Not a lot like Lott

NOT A LOT LIKE LOTT…. As you’ve probably heard, Senate Majority Leader Harry Reid (D-Nev.) has been the subject of intense Republican criticism over the last couple of days. It seems that Reid, in 2006, was speculating about Barack Obama’s chances as a presidential candidate. Reid was “wowed” by Obama’s skills and was confident that Americans were open to supporting a black presidential candidate, especially one like Obama, who Reid described as a “light-skinned” African American “with no Negro dialect, unless he wanted to have one.”

After the quote was reported, Reid quickly apologized, and the White House quickly accepted. The senator has since received support from prominent leaders from the African-American community and members of the Congressional Black Caucus.

Reasonable people can disagree about the seriousness of Reid’s unfortunate choice of words. I argued yesterday that, given the larger context and Reid’s record on race-related issues, the apology should suffice. Mark Kleiman has a compelling piece arguing that this brouhaha is largely meaningless. Kevin Drum said “this whole thing is ridiculous” and is just “part of the kabuki of American politics.” Even George Will found it preposterous when Liz Cheney attacked Reid as a “racist.”

But the comparison that reporters and Republicans seem to love tries to draw parallels between Reid’s comments and Trent Lott’s pro-segregation remarks from 2002.

Even for our stunted political discourse, this is hopelessly silly.

GOP attack dogs are actually trying to make the case that Lott was forced to give up his leadership post in 2002, so Reid should do the same now. Anything less would be a “double standard.” The media is playing along, as if this were a legitimate argument.

It’s not. Josh Marshall, who knows a bit about the Lott matter, had a great item on this.

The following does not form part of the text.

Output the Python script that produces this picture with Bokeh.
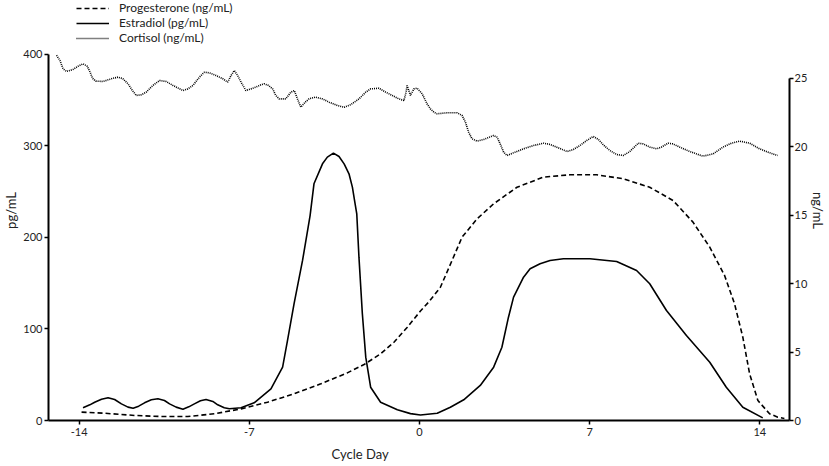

Two things in tandem ended Lott’s career in the senate leadership. First, Lott had a long history of support for and association with segregationist and white supremacist groups in the South. Not in some distant past but in the year’s just before his downfall. (He was also a staunch opponent of virtually all civil rights legislation. But that actually didn’t distinguish him that much for many other Southern Republicans of his generation.) To a lot of us at the time it was always a bit of a mystery how someone with his record could have risen as high as he had. This was all widely known in Washington, DC but it was by common agreement overlooked and excused. (In many ways, because of this, it was a scandal of official Washington — as much as Lott.)

Then one day, Lott said this remarkable thing — if only the candidate of segregation (Strom Thurmond) had been elected president in 1948, we’d have avoided all the problems we’ve had in recent decades.

Most other politicians could have walked away from this remark with the claim that they just hadn’t thought through the implications of the statement. The problem for Lott was that almost everything from his past suggested that he knew the implications exactly and believed them deeply. To put it more baldly, too many past statements and actions made it clear he was a supporter of white supremacist politics and segregation. Suddenly what official Washington had always ignored was open to intense scrutiny and his days were numbered.

Folks can make an argument for Reid’s punishment on its own terms; but the Lott analogy is laughable.

Right. Lott’s adult life was filled with racial controversy, including his membership in the Council of Conservative Citizens and his public praise of Jefferson Davis. In 2002, he didn’t just talk up Thurmond’s 1948 presidential campaign — Lott expressed nostalgia for segregation.

Chances are, Republicans realize how absurd the comparison is, but don’t care — this is about scoring points against a vulnerable incumbent in an election year, not making sense. But for the media to play along — and create a controversy basically because the GOP told them to — is ridiculous.